Sliding all the way into her stretched asshole, I settle my weight against her pale round ass cheeks, rocking a little and keeping back the groan building in my throat. She's held silent in her suffering, keeping her side of the deal. Can I do anything less in return for her?

And so I fuck her raw until my cock screams from the building pressure, frenzied, and filled with the madness only she incites in me. Her body pulses and flutters on me, milking my cock as I feel her orgasm building.

I allow it, not ruining the onslaught of bliss for her, knowing the forbidden shame of coming like this will play on her mind over and over again. The sadist in me needs that, needs her to crave my broken, fucked-up soul as much as I do hers. And when I come, I scream her name, filling her until my cum drips back along my cock and trickles into her pussy.

Willow shudders, her head thrown back, my belt still clenched between her teeth as she pulses around me, coming for what feels like forever, the tease I gave her so great. Her legs fold and I catch her before she hits the carpet, carrying her to the bathroom and setting her on the floor of the shower. She lost her shoes somewhere in our wake, and I kick off my pants, extracting the leather belt and massaging her cheeks as she stares at me through a sheen of tears and forgiveness.

I kiss her deep and lovingly and all the things I am only for her, my cum dripping from her ass, the scent of sex and heartbreak wrapping around us.
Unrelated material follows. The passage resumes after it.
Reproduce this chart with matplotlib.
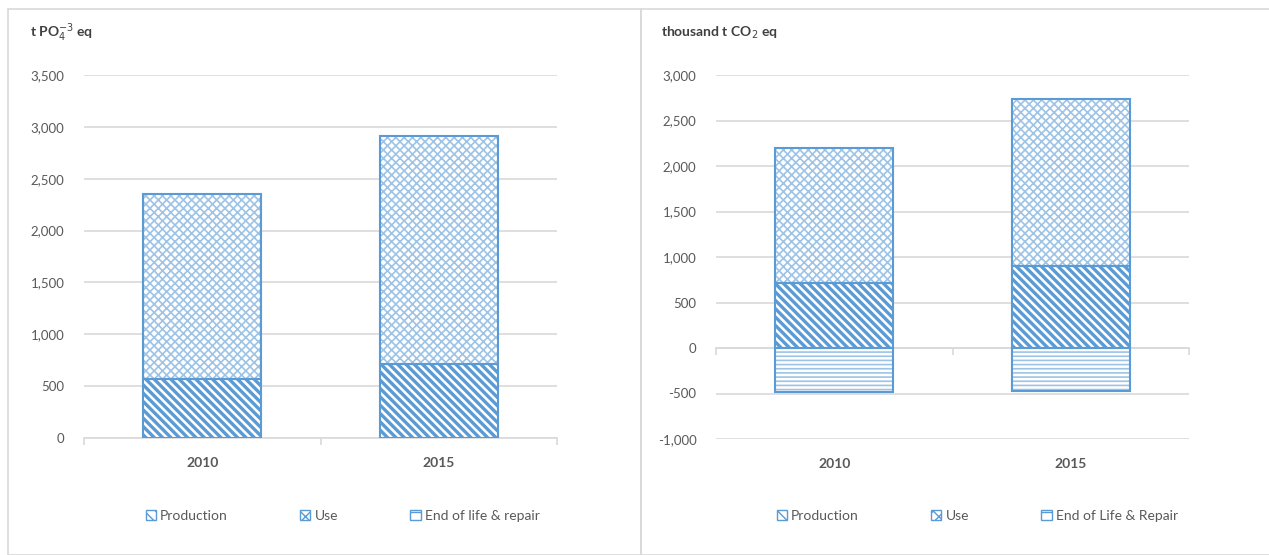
import matplotlib
matplotlib.use('Agg')
import matplotlib.pyplot as plt
from matplotlib.patches import Patch, Rectangle
from matplotlib.ticker import FuncFormatter
import numpy as np

plt.rcParams['font.family'] = ['Lato', 'DejaVu Sans']

years = ['2010', '2015']

# left panel: eutrophication, t PO4-3 eq
left_prod = [565, 713]
left_use = [1785, 2200]
left_eol = [0, 0]

# right panel: climate change, thousand t CO2 eq
right_prod = [718, 904]
right_use = [1480, 1832]
right_eol = [-480, -478]

left_labels = ['Production', 'Use', 'End of life & repair']
right_labels = ['Production', 'Use', 'End of Life & Repair']

BLUE = '#5B9BD5'
LIGHT = '#9DC3E6'
GRID = '#D9D9D9'
TXT = '#595959'

fig = plt.figure(figsize=(12.69, 5.55), dpi=100)
W, H = 1269, 555

# panel frames
fig.add_artist(Rectangle((8 / W, 0), (641 - 8) / W, (H - 9) / H, transform=fig.transFigure,
                         fill=False, edgecolor=GRID, lw=1.2))
fig.add_artist(Rectangle((641 / W, 0), (W - 641) / W + 0.01, (H - 9) / H, transform=fig.transFigure,
                         fill=False, edgecolor=GRID, lw=1.2))


def draw(ax, prod, use, eol, ylim, step, title, tx, labels, leg_x):
    x = np.arange(len(years))
    bw = 0.5
    # production
    with plt.rc_context({'hatch.linewidth': 2.4}):
        ax.bar(x, prod, bw, color='white', edgecolor=BLUE, hatch='\\\\\\\\', lw=0, zorder=2)
    ax.bar(x, prod, bw, fill=False, edgecolor=BLUE, lw=1.5, zorder=3)
    # use stacked on production
    with plt.rc_context({'hatch.linewidth': 1.2}):
        ax.bar(x, use, bw, bottom=prod, color='white', edgecolor=LIGHT, hatch='xxxx', lw=0, zorder=2)
    ax.bar(x, use, bw, bottom=prod, fill=False, edgecolor=BLUE, lw=1.5, zorder=3)
    # end of life (negative)
    if any(v != 0 for v in eol):
        with plt.rc_context({'hatch.linewidth': 1.2}):
            ax.bar(x, eol, bw, color='white', edgecolor=LIGHT, hatch='----', lw=0, zorder=2)
        ax.bar(x, eol, bw, fill=False, edgecolor=BLUE, lw=1.5, zorder=3)

    ax.set_xlim(-0.5, len(years) - 0.5)
    ax.set_ylim(*ylim)
    ax.set_yticks(np.arange(ylim[0], ylim[1] + 1, step))
    ax.yaxis.set_major_formatter(FuncFormatter(lambda v, p: f'{v:,.0f}'))
    ax.grid(axis='y', color=GRID, lw=1.2, zorder=0)
    for s in ax.spines.values():
        s.set_visible(False)
    ax.tick_params(axis='y', length=0, labelsize=9.5, labelcolor=TXT, pad=14)
    ax.set_xticks(x)
    ax.set_xticklabels(years, fontweight='bold', fontsize=10, color=TXT)
    ax.tick_params(axis='x', length=0, pad=14)

    # category axis line at zero with boundary ticks
    loc = (0 - ylim[0]) / (ylim[1] - ylim[0])
    sec = ax.secondary_xaxis(loc)
    sec.set_xticks(np.arange(len(years) + 1) - 0.5)
    sec.set_xticklabels([])
    sec.tick_params(length=5, color=GRID, width=1.2)
    sec.spines['bottom'].set_color(GRID)
    sec.spines['bottom'].set_linewidth(1.2)

    fig.text(tx / W, 1 - 33 / H, title, fontsize=10, fontweight='bold', color='#404040',
             va='center', ha='left')

    with plt.rc_context({'hatch.linewidth': 1.5}):
        handles = [
            Patch(facecolor='white', edgecolor=BLUE, hatch='\\\\\\', lw=1),
            Patch(facecolor='white', edgecolor=BLUE, hatch='xxx', lw=1),
            Patch(facecolor='white', edgecolor=BLUE, hatch='--', lw=1),
        ]
    fig.legend(handles, labels, loc='center left', bbox_to_anchor=(leg_x / W, 1 - 516 / H),
               ncol=3, frameon=False, fontsize=10, labelcolor=TXT, handlelength=0.75,
               handleheight=0.75, handletextpad=0.3, columnspacing=5.2)


ax1 = fig.add_axes([84 / W, 1 - 438 / H, (557 - 84) / W, (438 - 75) / H])
draw(ax1, left_prod, left_use, left_eol, (0, 3500), 500, r't PO$_4^{-3}$ eq', 30, left_labels, 133)

ax2 = fig.add_axes([716 / W, 1 - 439 / H, (1189 - 716) / W, (439 - 75) / H])
draw(ax2, right_prod, right_use, right_eol, (-1000, 3000), 500, r'thousand t CO$_2$ eq', 661,
     right_labels, 764)

fig.savefig('out.png', dpi=100)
Her arms fling around my neck and she sobs out the three words I feared I'd never hear again from her.

"I love you."

****

Luca brings us trays of food and pots of coffee for the next twelve hours while I worship my wife and give her more orgasms than she can endure, holding her as she sleeps only to wake her and fuck her gently, rocking us both to a series of sweet orgasms, not letting her pull away from me. Each time we drowse or wake it's with my cock still hard inside her, and I fuck her again, showing her how much I appreciate her surrender, her acceptance, her forgiveness.

And when she guides me back to her asshole, begging me softly with eyes full of love, I take her again, letting her show me what she likes, and her punishment becomes a benchmark for us both.

My day is perfect, my wife by my side, full of cum in every damn hole in her body and refusing to wash, begging for more than I can give. I sip my slightly cold coffee as she nuzzles my cock, refusing to stop, sucking me gently as she rests her head on my thighs. This isn't the sort of blowjob designed to get me off; it's a sweet, loving gesture, cleaning me, suckling while she traces patterns on my thighs, needing to stay close.

I appreciate her reciprocation more than I can acknowledge.

Resting a hand in her hair and petting her gently, I let her play, grateful to have her back where I need, in a place she belongs. Whatever our future holds, we will conquer it together.

Perfect—right up until a phone call blows my world to hell. I pick up the call on speaker without looking at the screen.

"Yeah?"

I should have looked.

"You lost me my brother, Gallo," Konnor's cold, detached voice filled with vengeance emanates around my room and shatters everything I spent the last hours rebuilding in a second of silence.

I swallow, tugging at Willow when she freezes, pulling her along my body and tucking her into my side. I knew the treaty we made was worthless the moment Devon died in her car. And I have no fucking idea how to heal an irreparable hole that destroys the treaty between my people and his. Keeping both sides safe.

"I'm sorry for your loss." The useless words are hollow fragments of shattered hope.

"You are sorry." Konnor laughs, a rough sound I recognize, knowing what it feels like to have my heart ripped from my soul.

And so I don't answer, knowing there is nothing I can say to fix this, only weather his rage, as Willow weathered mine. The difference is, I will never bow to Konnor Hennie.

"My brother shouldn't have died today. It wasn't his time. So, I want you to think of those you love. The ones closest to you, Gallo. Look into their eyes today, and tomorrow, and all the tomorrows to come. Every single one. Memorize their faces. Because one day I will take one from you. But like me you won't know when, and it won't be their time. One of them is already dead, I promise you."

The call ends and the room falls into a different sort of silence, tinged with fear once more.